Cameron has been physically well since she left school.  The anxiety that fuelled her illness is gone. At PLC Cameron has chosen to study Philosophy and Emotional Intelligence. More recently she has included Current Events as a favorite subject. She has completed Photography and Drawing classes at Mercer County Community College. In addition to being allowed to choose what she wants to learn about, Cameron has taken on the responsibility of charting her own course for the future.  She is studying math and language arts in order to prepare for the Accuplacer test which will allow her to take other academic classes at Mercer. Cameron is a PLC Ambassador, PLC Photographer and PLC “mother-hen.” She volunteers at an animal shelter, held a seasonal job at a photography studio, works at a climbing center, and is currently an intern at the Center for Interim Programs. Clearly, Cameron is making up for the time she lost while she was ill. She is in the process of considering whether she wants to pursue travel, work or college. It wouldn’t surprise anyone who knows Cameron at this point if she manages to do all three.

At PLC Cameron is recognized and her presence is valued.  She feels it and we feel it. Freed from whatever social or academic issues may have contributed to her illness and unhappiness, our kind and compassionate Cameron is back, in the form of a healthy and fully engaged young woman who we know will make a positive impact in the world.

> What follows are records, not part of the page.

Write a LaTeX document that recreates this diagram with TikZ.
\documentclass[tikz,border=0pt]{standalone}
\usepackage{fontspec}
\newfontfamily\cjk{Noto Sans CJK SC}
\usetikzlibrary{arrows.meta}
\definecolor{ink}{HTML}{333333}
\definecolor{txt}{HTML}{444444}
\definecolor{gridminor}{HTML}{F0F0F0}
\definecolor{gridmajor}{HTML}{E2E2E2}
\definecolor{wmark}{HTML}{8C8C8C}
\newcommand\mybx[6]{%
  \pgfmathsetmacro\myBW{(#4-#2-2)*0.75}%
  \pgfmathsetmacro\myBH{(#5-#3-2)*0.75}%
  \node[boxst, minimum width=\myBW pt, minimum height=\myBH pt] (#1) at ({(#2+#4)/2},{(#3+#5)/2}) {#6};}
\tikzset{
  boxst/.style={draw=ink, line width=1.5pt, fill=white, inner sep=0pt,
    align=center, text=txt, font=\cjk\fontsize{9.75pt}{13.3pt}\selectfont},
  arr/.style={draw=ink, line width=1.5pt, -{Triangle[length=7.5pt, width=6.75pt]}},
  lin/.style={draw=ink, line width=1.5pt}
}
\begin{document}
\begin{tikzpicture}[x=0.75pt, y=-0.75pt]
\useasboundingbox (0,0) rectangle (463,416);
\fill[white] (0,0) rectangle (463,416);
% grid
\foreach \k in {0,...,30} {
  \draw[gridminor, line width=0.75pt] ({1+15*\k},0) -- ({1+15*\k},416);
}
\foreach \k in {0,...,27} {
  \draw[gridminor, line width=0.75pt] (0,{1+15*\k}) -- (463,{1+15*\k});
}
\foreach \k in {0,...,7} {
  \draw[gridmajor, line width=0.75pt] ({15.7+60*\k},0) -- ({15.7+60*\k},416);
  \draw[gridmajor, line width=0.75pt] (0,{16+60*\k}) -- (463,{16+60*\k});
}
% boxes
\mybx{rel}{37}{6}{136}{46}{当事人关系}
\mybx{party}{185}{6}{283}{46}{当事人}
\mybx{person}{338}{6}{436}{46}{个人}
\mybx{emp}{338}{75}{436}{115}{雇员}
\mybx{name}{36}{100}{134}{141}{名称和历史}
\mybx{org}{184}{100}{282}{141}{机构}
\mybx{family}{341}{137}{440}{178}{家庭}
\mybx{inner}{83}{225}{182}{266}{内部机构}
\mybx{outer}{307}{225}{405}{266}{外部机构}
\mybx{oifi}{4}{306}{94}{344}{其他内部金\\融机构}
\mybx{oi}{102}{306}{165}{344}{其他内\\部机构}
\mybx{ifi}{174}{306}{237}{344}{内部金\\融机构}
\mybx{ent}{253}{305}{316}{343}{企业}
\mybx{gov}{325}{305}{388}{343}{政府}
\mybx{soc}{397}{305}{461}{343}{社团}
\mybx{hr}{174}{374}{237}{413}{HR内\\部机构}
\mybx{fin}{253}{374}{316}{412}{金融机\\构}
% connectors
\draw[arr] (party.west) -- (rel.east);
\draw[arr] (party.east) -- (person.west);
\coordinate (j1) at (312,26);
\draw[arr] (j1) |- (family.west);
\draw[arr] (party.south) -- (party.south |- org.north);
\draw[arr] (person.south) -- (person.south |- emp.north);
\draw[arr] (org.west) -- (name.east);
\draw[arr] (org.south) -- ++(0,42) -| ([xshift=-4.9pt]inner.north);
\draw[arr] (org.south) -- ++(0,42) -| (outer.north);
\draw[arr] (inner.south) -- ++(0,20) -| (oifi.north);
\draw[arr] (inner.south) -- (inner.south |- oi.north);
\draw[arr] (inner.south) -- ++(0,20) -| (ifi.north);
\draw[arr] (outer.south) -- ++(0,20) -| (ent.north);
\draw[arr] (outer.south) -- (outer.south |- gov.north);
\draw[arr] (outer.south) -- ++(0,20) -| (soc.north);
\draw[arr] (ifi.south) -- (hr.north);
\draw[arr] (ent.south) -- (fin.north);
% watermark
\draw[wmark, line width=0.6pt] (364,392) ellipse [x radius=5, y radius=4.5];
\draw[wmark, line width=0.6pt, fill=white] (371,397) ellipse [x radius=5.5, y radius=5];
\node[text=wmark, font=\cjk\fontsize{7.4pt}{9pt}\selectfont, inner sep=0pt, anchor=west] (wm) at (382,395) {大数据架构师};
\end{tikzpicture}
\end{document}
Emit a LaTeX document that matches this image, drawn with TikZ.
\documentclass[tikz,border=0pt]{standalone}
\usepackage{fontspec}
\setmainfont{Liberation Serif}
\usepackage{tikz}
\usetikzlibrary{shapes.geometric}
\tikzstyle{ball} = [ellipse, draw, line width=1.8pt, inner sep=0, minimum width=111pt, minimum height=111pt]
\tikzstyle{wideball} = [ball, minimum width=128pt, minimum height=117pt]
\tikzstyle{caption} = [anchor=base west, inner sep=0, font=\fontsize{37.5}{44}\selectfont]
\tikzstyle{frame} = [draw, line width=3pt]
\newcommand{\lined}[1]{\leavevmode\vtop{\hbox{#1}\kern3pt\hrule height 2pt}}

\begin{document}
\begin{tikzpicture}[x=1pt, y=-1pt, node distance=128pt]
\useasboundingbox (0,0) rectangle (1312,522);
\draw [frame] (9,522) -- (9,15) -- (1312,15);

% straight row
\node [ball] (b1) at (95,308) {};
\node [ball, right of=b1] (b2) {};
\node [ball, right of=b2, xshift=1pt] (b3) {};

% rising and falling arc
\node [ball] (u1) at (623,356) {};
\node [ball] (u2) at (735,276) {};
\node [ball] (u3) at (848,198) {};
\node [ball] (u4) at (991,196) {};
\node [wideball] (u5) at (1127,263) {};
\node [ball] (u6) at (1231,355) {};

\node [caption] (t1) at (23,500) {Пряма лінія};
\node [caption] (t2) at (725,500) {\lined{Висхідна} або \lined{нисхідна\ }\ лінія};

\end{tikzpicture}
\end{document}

We are thankful to Joel, Alison, Paul and George who have nurtured Cameron in so many various ways over the past year.  We are thankful to the PLC kids. Cameron attends PLC at a reduced fee so we are thankful to those of you whose contributions make that possible.  I hope my update on Cameron’s progress provides the feedback to assure you that your contributions are invaluable. And I hope that you will continue to support PLC’s effort to help kids like Cameron learn without school.